City may include dads in family field trip program for detained parents

The son of a woman currently incarcerated at Rikers Island participates in activities at the Children’s Museum of Manhattan in April 2018. Photo by Ed Reed/Mayoral Photography Office.

The son of a woman currently incarcerated at Rikers Island participates in activities at the Children’s Museum of Manhattan in April 2018. Photo by Ed Reed/Mayoral Photography Office.

By David Brand

An initiative that enables detained mothers to meet with their children at a Manhattan museum could expand to include fathers, Mayor Bill de Blasio said Friday during his weekly appearance on the “Brian Lehrer Show.” The Department of Correction confirmed that the agency is considering the expansion.

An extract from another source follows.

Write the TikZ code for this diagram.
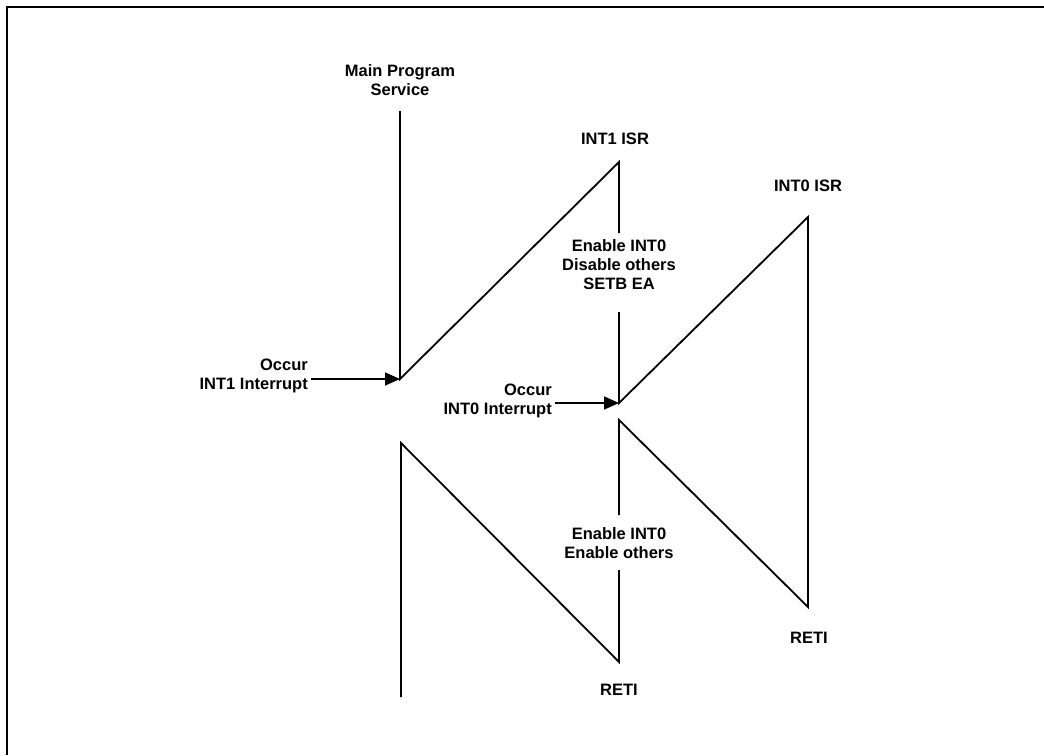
\documentclass[tikz,border=0pt]{standalone}
\usepackage{fontspec}
\setmainfont{Liberation Sans}
\usetikzlibrary{arrows.meta}
\begin{document}
\begin{tikzpicture}[x=1pt,y=-1pt,
  ln/.style={line width=1.8pt},
  lbl/.style={font=\bfseries\fontsize{16.5}{19}\selectfont, align=center, inner sep=0pt},
  arr/.style={line width=1.6pt, -{Triangle[length=15pt,width=13pt]}}]
\useasboundingbox (0,0) rectangle (1044,755);
\draw[line width=2.2pt] (7,755) -- (7,7) -- (1044,7);
% path corners
\coordinate (m0) at (400,111);
\coordinate (m1) at (400,379);
\coordinate (a1) at (619,162);
\coordinate (a1b) at (619,233);
\coordinate (a2t) at (619,312);
\coordinate (a2) at (619,403);
\coordinate (b1) at (808,217);
\coordinate (b2) at (808,607);
\coordinate (c1) at (619,420);
\coordinate (c1b) at (619,515);
\coordinate (c2t) at (619,570);
\coordinate (c2) at (619,662);
\coordinate (d1) at (401,443);
\coordinate (d2) at (401,697);
% labels
\node[lbl] (main) at (400,80) {Main Program\\Service};
\node[lbl] (int1) at (615,139) {INT1 ISR};
\node[lbl] (int0) at (808,186) {INT0 ISR};
\node[lbl] (en1) at (619,265) {Enable INT0\\Disable others\\SETB EA};
\node[lbl] (en2) at (619,543) {Enable INT0\\Enable others};
\node[lbl] (reti1) at (619,690) {RETI};
\node[lbl] (reti2) at (809,638) {RETI};
\node[lbl, align=right, anchor=east] (occ1) at (308,376) {Occur\\INT1 Interrupt};
\node[lbl, align=right, anchor=east] (occ0) at (552,401) {Occur\\INT0 Interrupt};
% main program and INT1 ISR
\draw[ln, line join=miter] (m0) -- (m1) -- (a1) -- (a1b);
\draw[ln, line join=miter] (a2t) -- (a2) -- (b1) -- (b2) -- (c1) -- (c1b);
\draw[ln, line join=miter] (c2t) -- (c2) -- (d1) -- (d2);
% interrupt arrows
\draw[arr] ([xshift=3pt]occ1.east |- m1) -- (m1);
\draw[arr] ([xshift=3pt]occ0.east |- a2) -- (a2);
\end{tikzpicture}
\end{document}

Since April 2018, the Crafting Family Connections program championed by First Lady Chirlane McCray has given some detained or incarcerated moms an opportunity to spend time with their kids at the Children’s Museum of Manhattan. Mothers who are charged with or convicted of nonviolent offenses and who have records of good behavior can enroll in Crafting Family Connections, but so far the program excludes dads who are held in city jails.

De Blasio signaled that the city is open to including fathers in the program.

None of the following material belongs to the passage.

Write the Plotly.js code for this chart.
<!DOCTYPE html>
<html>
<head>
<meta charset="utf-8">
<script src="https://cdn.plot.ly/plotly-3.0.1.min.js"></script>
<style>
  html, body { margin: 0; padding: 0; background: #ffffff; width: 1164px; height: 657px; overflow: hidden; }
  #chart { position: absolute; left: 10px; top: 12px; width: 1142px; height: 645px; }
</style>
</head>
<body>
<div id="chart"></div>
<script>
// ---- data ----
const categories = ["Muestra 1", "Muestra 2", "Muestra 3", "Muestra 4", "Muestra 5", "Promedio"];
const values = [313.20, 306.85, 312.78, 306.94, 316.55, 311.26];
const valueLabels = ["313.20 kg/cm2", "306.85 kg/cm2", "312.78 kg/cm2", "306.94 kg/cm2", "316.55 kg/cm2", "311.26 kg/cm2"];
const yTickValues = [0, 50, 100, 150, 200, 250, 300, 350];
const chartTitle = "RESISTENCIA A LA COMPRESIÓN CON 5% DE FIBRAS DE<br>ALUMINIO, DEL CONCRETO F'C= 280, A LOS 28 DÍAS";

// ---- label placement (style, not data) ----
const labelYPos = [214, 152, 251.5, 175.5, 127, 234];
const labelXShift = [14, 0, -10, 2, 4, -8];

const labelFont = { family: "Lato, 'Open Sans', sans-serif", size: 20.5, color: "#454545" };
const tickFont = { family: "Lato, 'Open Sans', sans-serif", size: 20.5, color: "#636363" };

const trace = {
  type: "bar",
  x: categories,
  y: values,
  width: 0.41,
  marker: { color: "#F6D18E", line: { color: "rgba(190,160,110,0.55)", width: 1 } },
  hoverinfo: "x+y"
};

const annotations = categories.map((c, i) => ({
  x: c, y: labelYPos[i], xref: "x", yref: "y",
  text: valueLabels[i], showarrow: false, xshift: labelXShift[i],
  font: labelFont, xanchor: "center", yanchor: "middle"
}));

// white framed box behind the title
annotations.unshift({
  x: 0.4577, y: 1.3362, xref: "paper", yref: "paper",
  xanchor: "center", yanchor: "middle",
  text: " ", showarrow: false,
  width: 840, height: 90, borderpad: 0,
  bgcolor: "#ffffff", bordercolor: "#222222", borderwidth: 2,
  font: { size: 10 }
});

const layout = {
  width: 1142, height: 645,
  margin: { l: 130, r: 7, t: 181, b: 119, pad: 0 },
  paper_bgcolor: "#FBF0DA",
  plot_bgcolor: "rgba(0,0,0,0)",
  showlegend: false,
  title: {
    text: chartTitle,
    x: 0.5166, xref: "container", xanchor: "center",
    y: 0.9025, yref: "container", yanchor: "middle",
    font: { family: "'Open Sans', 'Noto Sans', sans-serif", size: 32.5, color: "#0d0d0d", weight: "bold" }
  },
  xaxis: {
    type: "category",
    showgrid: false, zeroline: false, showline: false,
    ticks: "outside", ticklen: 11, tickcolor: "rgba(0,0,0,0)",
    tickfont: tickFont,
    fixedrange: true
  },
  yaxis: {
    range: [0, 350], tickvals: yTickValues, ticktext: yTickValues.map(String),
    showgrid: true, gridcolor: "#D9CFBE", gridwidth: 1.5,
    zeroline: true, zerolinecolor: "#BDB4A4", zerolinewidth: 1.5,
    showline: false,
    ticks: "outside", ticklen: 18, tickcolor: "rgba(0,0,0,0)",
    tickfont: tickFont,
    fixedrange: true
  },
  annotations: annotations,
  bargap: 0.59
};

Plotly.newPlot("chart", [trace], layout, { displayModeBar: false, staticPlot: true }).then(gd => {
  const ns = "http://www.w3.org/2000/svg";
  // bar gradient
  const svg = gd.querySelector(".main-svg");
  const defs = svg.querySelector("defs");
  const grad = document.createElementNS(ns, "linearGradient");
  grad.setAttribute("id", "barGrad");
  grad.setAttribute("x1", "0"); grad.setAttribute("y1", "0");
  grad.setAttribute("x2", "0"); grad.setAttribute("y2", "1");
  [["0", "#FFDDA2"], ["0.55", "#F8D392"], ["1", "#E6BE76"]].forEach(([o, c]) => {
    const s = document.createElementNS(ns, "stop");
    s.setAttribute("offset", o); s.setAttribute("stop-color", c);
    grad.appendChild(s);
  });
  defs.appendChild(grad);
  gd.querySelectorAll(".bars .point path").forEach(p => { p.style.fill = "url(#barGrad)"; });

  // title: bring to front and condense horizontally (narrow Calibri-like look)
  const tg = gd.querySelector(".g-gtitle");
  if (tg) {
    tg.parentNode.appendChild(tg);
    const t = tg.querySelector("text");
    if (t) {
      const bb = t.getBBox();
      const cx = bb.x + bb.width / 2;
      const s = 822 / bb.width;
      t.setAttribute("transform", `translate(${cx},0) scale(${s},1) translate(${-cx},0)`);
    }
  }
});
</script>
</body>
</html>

On Friday, a man named Winston called into the “Brian Lehrer Show” on WNYC during the weekly “Ask the Mayor” segment to find out whether Crafting Family Connections might expand to include fathers who are detained or incarcerated. Winston identified himself as a Rikers Island detainee and said he was calling on behalf of dads he knew behind bars.

“I know First Lady McCray over at Rosie’s [Rose M. Singer Center] takes moms [into] the city to spend time with their kids. And I was just wondering if we can look forward to a program like that for the dads who are incarcerated at Rikers sometime soon?” Winston asked, his question interrupted by an automated message from the jail phone system indicating that he had one minute left on the phone call.

De Blasio said Winston made a “fair point” and a “good point.”

“What my wife, Chirlane McCray, did was to focus on the needs of mothers who were disconnected from their kids and try to create a very different approach where mothers had some time with their kids, particularly in a more conducive setting,” de Blasio said.

“And that has made a huge difference for those families to, you know, keep closer as they go through incarceration and hopefully, you know, a good pathway out of incarceration and into the family being strong again,” de Blasio continued. “Certainly dads deserve that opportunity as well … We were focused on the moms because there is a particular need there but I think it’s a great idea to take it farther and find a way to do that.”

Crafting Family Connections is designed to foster positive interactions among justice-involved families to enable healthy development for children.

“With increased opportunities for children to maintain relationships with an incarcerated parent and through better support for these parents—and other types of caregivers in the community—children and their families can be better protected and tap into their own resiliency against the effects of incarceration,” The Vera Justice Institute wrote in a report titled “The Human Toll of Jail.”

The Department of Correction said the program has proven successful for mothers and children and that the agency is “exploring” off-site programs for dads. The DOC currently runs on-site and televisory visitation programs for detained and incarcerated dads to connect with their children.

“Our off-site visitation program with incarcerated mothers at the Children’s Museum of Manhattan has been a great success, and we are now exploring a similar program for fathers,” the DOC said. “We are committed to keeping family and community connections strong for individuals in our custody, and quality time with loved ones increases safety and helps people rejoin their communities.”

In December 2018, McCray announced that the Crafting Family Connections pilot program had received funding to continue through 2020.

“Over the next two years, even more justice-involved families will be able to spend quality time together at the Children’s Museum of Manhattan,” McCray said in December. “Our hope is that this program, along with a host of other reforms the Department of Correction is leading, will help spur greater change — not just in New York City but across the nation.”